15) Shahar Peer (WTA ranking 22)
A win in the fourth round against Caroline Wozniacki would have been good enough to lift Peer up six spots to No. 9 on the power rankings chart, but instead she is fighting to hold onto her top-16 ranking.
She has won nine matches on the Tour in this calendar year which makes her one of the most successful in 2010 in terms of victories. Of course, she has played in three competitions, but still, it’s impressive to show consistency.
She made it to the semifinals of Auckland where she lost to eventual winner Wickmayer and she was runner-up in Hobart seven days later to Alona Bondarenko. While she then cruised through her early round matchups in Melbourne, she had no reply for the talented Wozniacki who blasted her off the court in one hour 20 minutes.
She’s a top 32 player, but she’ll need to step up her game to match the big hitters if she wants to challenge for a top 16 world ranking. A jump from 28 to 22 in today's rankings shows she is a serious contender.
16) Caroline Wozniacki (WTA ranking 3)
Wozniacki moves up a place in the WTA rankings despite a fairly disappointing start to the year for the Dane.

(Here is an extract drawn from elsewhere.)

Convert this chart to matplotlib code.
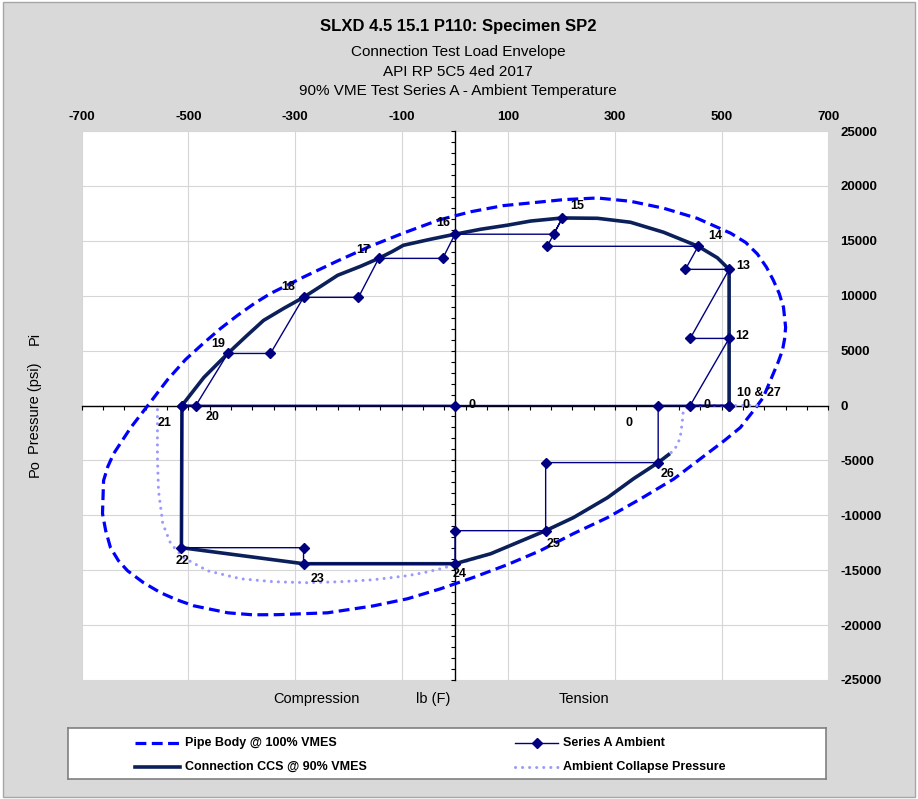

She has won just three matches this season, and she lost twice to Na Li in the round of 32 in both Sydney and Melbourne.
Dubai is likely the next stop on the Tour for Wozniacki, so expect her to slip out of the top 16 after Paris but return by the end of the month.
On the bubble: Vera Zvonareva, Sam Stosur, Kim Clijsters, Flavia Pennetta, Sara Errani, Daniela Hantuchova.